I never want to see another naked old woman again.
Sorry I didn't wanna double team his sister. Having whiskey dick and watching you get laid didn't sound appealing
She refused to give me a hand job while we were watching a war movie saying she didn't wanna disrespect the soldiers
This is probably the only time in my life I'm going to be able to say I'm going to the hospital too smoke weed and play Mario kart.
Dude, I think someone on your skype account may have seen me beat off. I used your computer and didnt realize you were still signed in. Please tell me no one was on...
I don't want anything to do with the Darth Vader stripper babe. I'm just trying to make dreams come true.
I'm like a savant for remembering names I learned while I was drunk. Seriously, I'm three for three. I'm on a roll.
Happy cinco de mayo!! Puke filled sombrero in the lawn needs to be picked up and whos never punched my fence boards in half needs to replace those by the way the owner of those panties (see attached photo) anytime you wanna cum over;-) hiii!

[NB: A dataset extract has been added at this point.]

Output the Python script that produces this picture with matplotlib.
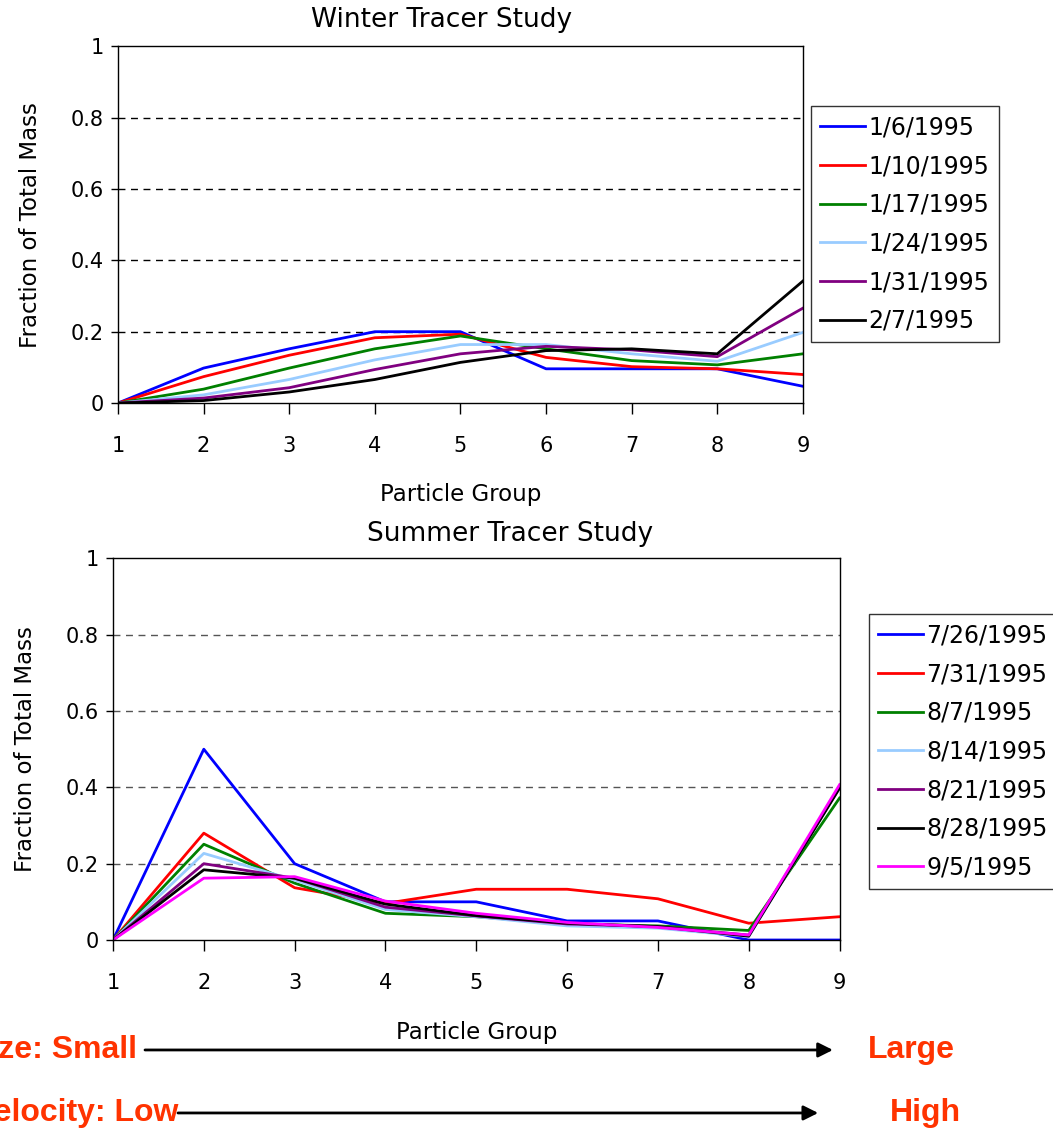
import matplotlib
matplotlib.use("Agg")
import matplotlib.pyplot as plt
from matplotlib.patches import FancyArrowPatch

# particle groups on the x axis
groups = [1, 2, 3, 4, 5, 6, 7, 8, 9]

# winter tracer study: fraction of total mass per particle group
winter_dates = ["1/6/1995", "1/10/1995", "1/17/1995", "1/24/1995", "1/31/1995", "2/7/1995"]
winter_colors = ["#0000ff", "#ff0000", "#008000", "#99ccff", "#800080", "#000000"]
w_0106 = [0, 0.098, 0.152, 0.200, 0.200, 0.096, 0.096, 0.096, 0.047]
w_0110 = [0, 0.074, 0.134, 0.183, 0.193, 0.128, 0.102, 0.096, 0.080]
w_0117 = [0, 0.039, 0.098, 0.152, 0.188, 0.152, 0.119, 0.107, 0.138]
w_0124 = [0, 0.023, 0.066, 0.121, 0.164, 0.164, 0.138, 0.117, 0.198]
w_0131 = [0, 0.014, 0.043, 0.094, 0.138, 0.159, 0.149, 0.130, 0.266]
w_0207 = [0, 0.007, 0.031, 0.066, 0.114, 0.147, 0.152, 0.138, 0.342]
winter_series = [w_0106, w_0110, w_0117, w_0124, w_0131, w_0207]

# summer tracer study
summer_dates = ["7/26/1995", "7/31/1995", "8/7/1995", "8/14/1995", "8/21/1995", "8/28/1995", "9/5/1995"]
summer_colors = ["#0000ff", "#ff0000", "#008000", "#99ccff", "#800080", "#000000", "#ff00ff"]
s_0726 = [0, 0.500, 0.200, 0.100, 0.100, 0.050, 0.050, 0.000, 0.000]
s_0731 = [0, 0.280, 0.137, 0.096, 0.133, 0.133, 0.108, 0.044, 0.061]
s_0807 = [0, 0.251, 0.149, 0.070, 0.061, 0.042, 0.037, 0.025, 0.372]
s_0814 = [0, 0.227, 0.157, 0.080, 0.061, 0.037, 0.031, 0.009, 0.400]
s_0821 = [0, 0.200, 0.162, 0.086, 0.063, 0.042, 0.035, 0.013, 0.400]
s_0828 = [0, 0.184, 0.162, 0.094, 0.064, 0.044, 0.035, 0.010, 0.398]
s_0905 = [0, 0.162, 0.166, 0.102, 0.070, 0.046, 0.033, 0.013, 0.407]
summer_series = [s_0726, s_0731, s_0807, s_0814, s_0821, s_0828, s_0905]

y_ticks = [0, 0.2, 0.4, 0.6, 0.8, 1]
y_tick_labels = ["0", "0.2", "0.4", "0.6", "0.8", "1"]

ORANGE = "#ff3300"

fig = plt.figure(figsize=(10.53, 11.29), dpi=100)


def draw_panel(rect, title, title_pos, dates, colors, series, grid_color,
               legend_anchor, xlab_y, ylab_x):
    ax = fig.add_axes(rect)
    for date, color, values in zip(dates, colors, series):
        ax.plot(groups, values, color=color, lw=2.0, label=date)
    ax.set_xlim(1, 9)
    ax.set_ylim(0, 1)
    ax.set_xticks(groups)
    ax.set_yticks(y_ticks)
    ax.set_yticklabels(y_tick_labels)
    for y in y_ticks[1:-1]:
        ax.axhline(y, color=grid_color, lw=1.0, ls=(0, (5, 4)), zorder=0)
    ax.tick_params(axis="x", direction="out", length=8, width=1, pad=16, labelsize=15)
    ax.tick_params(axis="y", direction="out", length=5, width=1, pad=5, labelsize=15)
    for sp in ax.spines.values():
        sp.set_linewidth(1.0)
    ax.text(title_pos[0], title_pos[1], title, transform=ax.transAxes,
            ha="center", va="center", fontsize=19)
    ax.set_xlabel("Particle Group", fontsize=16.5, va="center")
    ax.set_ylabel("Fraction of Total Mass", fontsize=16.5, va="center")
    ax.xaxis.set_label_coords(0.5, xlab_y)
    ax.yaxis.set_label_coords(ylab_x, 0.5)
    leg = fig.legend(*ax.get_legend_handles_labels(), loc="upper left",
                     bbox_to_anchor=legend_anchor, fontsize=17, frameon=True,
                     fancybox=False, edgecolor="black", handlelength=1.9,
                     handletextpad=0.15, labelspacing=0.62, borderpad=0.4,
                     borderaxespad=0)
    leg.get_frame().set_linewidth(1.0)
    return ax


draw_panel([0.112, 0.643, 0.6505, 0.316], "Winter Tracer Study", (0.473, 1.073),
           winter_dates, winter_colors, winter_series, "black",
           (0.770, 0.906), -0.255, -0.128)
draw_panel([0.1073, 0.1674, 0.690, 0.338], "Summer Tracer Study", (0.547, 1.063),
           summer_dates, summer_colors, summer_series, "#555555",
           (0.825, 0.456), -0.243, -0.121)

# size / velocity arrows along the particle groups
bold = dict(color=ORANGE, fontsize=23, fontweight="bold", family="Liberation Sans", va="center")
fig.text(0.130, 0.070, "Size: Small", ha="right", **bold)
fig.text(0.824, 0.070, "Large", ha="left", **bold)
fig.text(0.169, 0.0142, "Velocity: Low", ha="right", **bold)
fig.text(0.845, 0.0142, "High", ha="left", **bold)

arrow = dict(arrowstyle="-|>", color="black", lw=2, mutation_scale=22,
             shrinkA=0, shrinkB=0, transform=fig.transFigure)
fig.add_artist(FancyArrowPatch((0.1377, 0.070), (0.791, 0.070), **arrow))
fig.add_artist(FancyArrowPatch((0.169, 0.0142), (0.777, 0.0142), **arrow))

fig.savefig("out.png", dpi=100)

So question... If I'm sexting with uncircumcised guy, do I have to add *then i gently pull your foreskin down*?
I've now spilled wine and got poptarts all over my cast. So much for my doc taking me seriously...
If you think you're having a bad day, know that upon waking up, I was informed that I blew my nose in a piece of bread last night
he just cleaned his wound with pinnacle whipped
I got laid two nights in a row
And none for Gretchen Wieners...
How did I end up in some random dudes car?
Some guy came up to you and asked if you knew how to drive stick.
I will give him this, every time we go to the club he gets a stripper's actual number.